** begin **
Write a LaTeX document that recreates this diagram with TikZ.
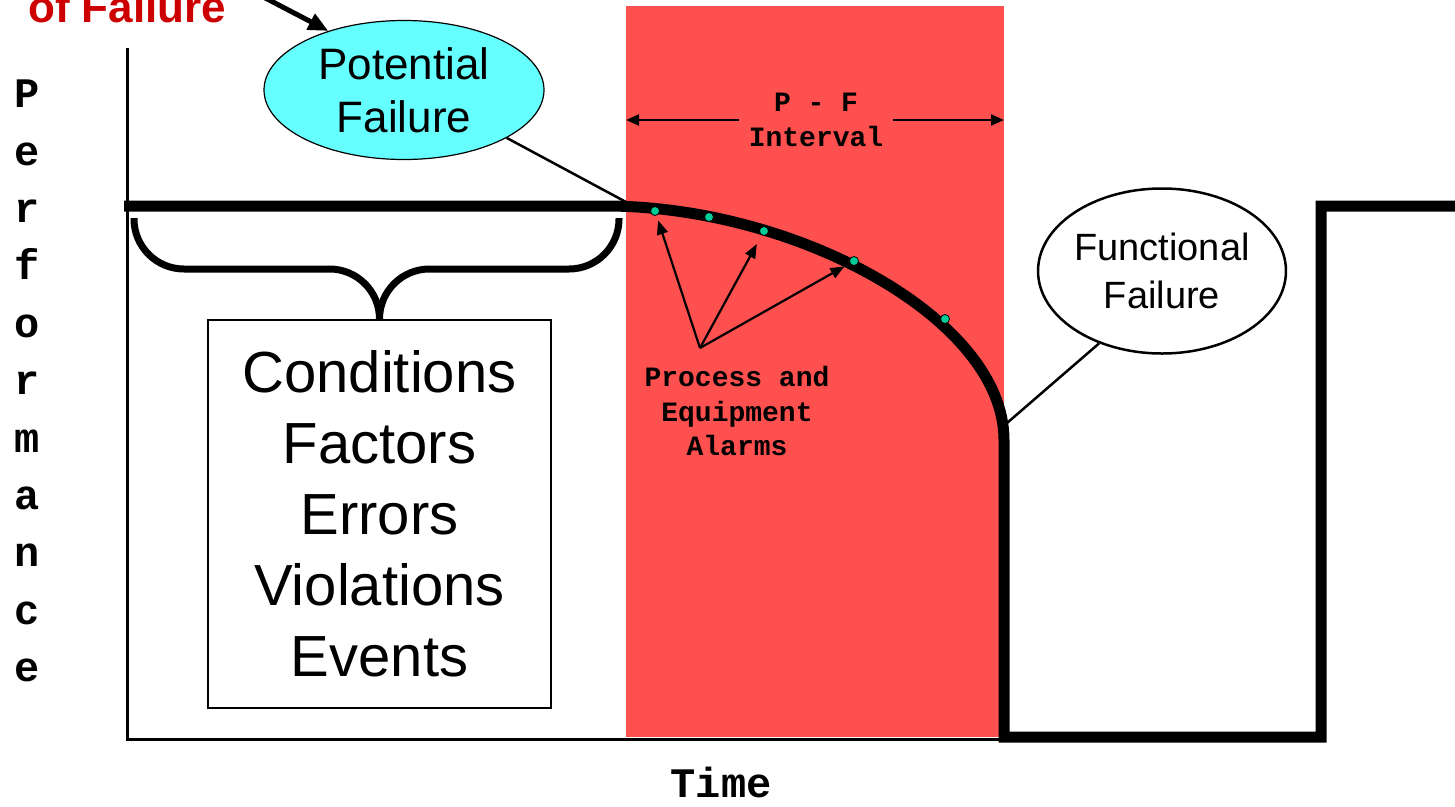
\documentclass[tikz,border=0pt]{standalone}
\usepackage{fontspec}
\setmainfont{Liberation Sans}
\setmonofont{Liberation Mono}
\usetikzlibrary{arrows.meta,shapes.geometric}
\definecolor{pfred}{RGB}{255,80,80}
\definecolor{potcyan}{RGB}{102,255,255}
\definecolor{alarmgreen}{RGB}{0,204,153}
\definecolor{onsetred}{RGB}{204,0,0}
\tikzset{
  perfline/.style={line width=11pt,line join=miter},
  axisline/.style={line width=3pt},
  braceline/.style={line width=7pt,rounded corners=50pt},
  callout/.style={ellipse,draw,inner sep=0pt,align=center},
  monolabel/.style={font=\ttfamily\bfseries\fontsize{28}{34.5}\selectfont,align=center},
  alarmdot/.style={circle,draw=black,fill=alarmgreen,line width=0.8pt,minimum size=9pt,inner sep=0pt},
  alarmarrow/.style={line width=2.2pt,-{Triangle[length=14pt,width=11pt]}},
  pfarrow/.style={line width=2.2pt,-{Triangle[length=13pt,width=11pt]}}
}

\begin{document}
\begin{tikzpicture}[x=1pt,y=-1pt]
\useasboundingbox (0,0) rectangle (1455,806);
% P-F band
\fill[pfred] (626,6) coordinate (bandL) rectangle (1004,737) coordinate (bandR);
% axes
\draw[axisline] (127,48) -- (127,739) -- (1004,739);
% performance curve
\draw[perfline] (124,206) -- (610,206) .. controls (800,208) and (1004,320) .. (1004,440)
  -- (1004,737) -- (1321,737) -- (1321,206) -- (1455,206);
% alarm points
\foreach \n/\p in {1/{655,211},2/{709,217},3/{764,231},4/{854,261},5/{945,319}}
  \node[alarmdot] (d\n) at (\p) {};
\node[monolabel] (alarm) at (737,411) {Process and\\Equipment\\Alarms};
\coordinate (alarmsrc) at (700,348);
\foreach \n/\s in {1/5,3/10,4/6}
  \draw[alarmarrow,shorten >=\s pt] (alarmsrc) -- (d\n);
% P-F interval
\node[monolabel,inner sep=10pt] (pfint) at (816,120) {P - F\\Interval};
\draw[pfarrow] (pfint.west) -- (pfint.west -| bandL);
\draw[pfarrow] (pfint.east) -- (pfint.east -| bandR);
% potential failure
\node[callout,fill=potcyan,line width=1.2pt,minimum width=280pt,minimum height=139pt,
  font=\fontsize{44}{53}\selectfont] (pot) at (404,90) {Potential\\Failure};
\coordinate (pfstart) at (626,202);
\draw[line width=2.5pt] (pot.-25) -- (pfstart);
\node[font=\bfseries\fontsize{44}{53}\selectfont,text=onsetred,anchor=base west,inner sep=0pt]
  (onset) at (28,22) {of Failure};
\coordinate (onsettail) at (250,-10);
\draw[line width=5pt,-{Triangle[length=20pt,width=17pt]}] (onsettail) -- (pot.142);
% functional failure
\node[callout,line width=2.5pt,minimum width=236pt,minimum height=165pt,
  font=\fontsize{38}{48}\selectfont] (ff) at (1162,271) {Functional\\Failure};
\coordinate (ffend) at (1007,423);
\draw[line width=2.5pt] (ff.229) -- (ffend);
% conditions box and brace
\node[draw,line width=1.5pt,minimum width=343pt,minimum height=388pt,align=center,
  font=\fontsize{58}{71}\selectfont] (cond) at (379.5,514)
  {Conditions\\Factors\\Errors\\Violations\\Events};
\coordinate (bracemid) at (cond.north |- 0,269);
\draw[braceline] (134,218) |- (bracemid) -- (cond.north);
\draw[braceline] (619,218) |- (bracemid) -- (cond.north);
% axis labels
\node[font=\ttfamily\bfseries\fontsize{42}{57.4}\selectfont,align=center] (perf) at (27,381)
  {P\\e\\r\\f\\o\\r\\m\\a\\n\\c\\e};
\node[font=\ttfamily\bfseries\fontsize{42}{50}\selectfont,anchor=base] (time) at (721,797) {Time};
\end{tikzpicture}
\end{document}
** end **
*Problem requirements:* Extract the full listing above verbatim; pictures are to be left out of the copy.

*The answer:*
Write a LaTeX document that recreates this diagram with TikZ.
\documentclass[tikz,border=0pt]{standalone}
\usepackage{fontspec}
\setmainfont{Liberation Sans}
\setmonofont{Liberation Mono}
\usetikzlibrary{arrows.meta,shapes.geometric}
\definecolor{pfred}{RGB}{255,80,80}
\definecolor{potcyan}{RGB}{102,255,255}
\definecolor{alarmgreen}{RGB}{0,204,153}
\definecolor{onsetred}{RGB}{204,0,0}
\tikzset{
  perfline/.style={line width=11pt,line join=miter},
  axisline/.style={line width=3pt},
  braceline/.style={line width=7pt,rounded corners=50pt},
  callout/.style={ellipse,draw,inner sep=0pt,align=center},
  monolabel/.style={font=\ttfamily\bfseries\fontsize{28}{34.5}\selectfont,align=center},
  alarmdot/.style={circle,draw=black,fill=alarmgreen,line width=0.8pt,minimum size=9pt,inner sep=0pt},
  alarmarrow/.style={line width=2.2pt,-{Triangle[length=14pt,width=11pt]}},
  pfarrow/.style={line width=2.2pt,-{Triangle[length=13pt,width=11pt]}}
}

\begin{document}
\begin{tikzpicture}[x=1pt,y=-1pt]
\useasboundingbox (0,0) rectangle (1455,806);
% P-F band
\fill[pfred] (626,6) coordinate (bandL) rectangle (1004,737) coordinate (bandR);
% axes
\draw[axisline] (127,48) -- (127,739) -- (1004,739);
% performance curve
\draw[perfline] (124,206) -- (610,206) .. controls (800,208) and (1004,320) .. (1004,440)
  -- (1004,737) -- (1321,737) -- (1321,206) -- (1455,206);
% alarm points
\foreach \n/\p in {1/{655,211},2/{709,217},3/{764,231},4/{854,261},5/{945,319}}
  \node[alarmdot] (d\n) at (\p) {};
\node[monolabel] (alarm) at (737,411) {Process and\\Equipment\\Alarms};
\coordinate (alarmsrc) at (700,348);
\foreach \n/\s in {1/5,3/10,4/6}
  \draw[alarmarrow,shorten >=\s pt] (alarmsrc) -- (d\n);
% P-F interval
\node[monolabel,inner sep=10pt] (pfint) at (816,120) {P - F\\Interval};
\draw[pfarrow] (pfint.west) -- (pfint.west -| bandL);
\draw[pfarrow] (pfint.east) -- (pfint.east -| bandR);
% potential failure
\node[callout,fill=potcyan,line width=1.2pt,minimum width=280pt,minimum height=139pt,
  font=\fontsize{44}{53}\selectfont] (pot) at (404,90) {Potential\\Failure};
\coordinate (pfstart) at (626,202);
\draw[line width=2.5pt] (pot.-25) -- (pfstart);
\node[font=\bfseries\fontsize{44}{53}\selectfont,text=onsetred,anchor=base west,inner sep=0pt]
  (onset) at (28,22) {of Failure};
\coordinate (onsettail) at (250,-10);
\draw[line width=5pt,-{Triangle[length=20pt,width=17pt]}] (onsettail) -- (pot.142);
% functional failure
\node[callout,line width=2.5pt,minimum width=236pt,minimum height=165pt,
  font=\fontsize{38}{48}\selectfont] (ff) at (1162,271) {Functional\\Failure};
\coordinate (ffend) at (1007,423);
\draw[line width=2.5pt] (ff.229) -- (ffend);
% conditions box and brace
\node[draw,line width=1.5pt,minimum width=343pt,minimum height=388pt,align=center,
  font=\fontsize{58}{71}\selectfont] (cond) at (379.5,514)
  {Conditions\\Factors\\Errors\\Violations\\Events};
\coordinate (bracemid) at (cond.north |- 0,269);
\draw[braceline] (134,218) |- (bracemid) -- (cond.north);
\draw[braceline] (619,218) |- (bracemid) -- (cond.north);
% axis labels
\node[font=\ttfamily\bfseries\fontsize{42}{57.4}\selectfont,align=center] (perf) at (27,381)
  {P\\e\\r\\f\\o\\r\\m\\a\\n\\c\\e};
\node[font=\ttfamily\bfseries\fontsize{42}{50}\selectfont,anchor=base] (time) at (721,797) {Time};
\end{tikzpicture}
\end{document}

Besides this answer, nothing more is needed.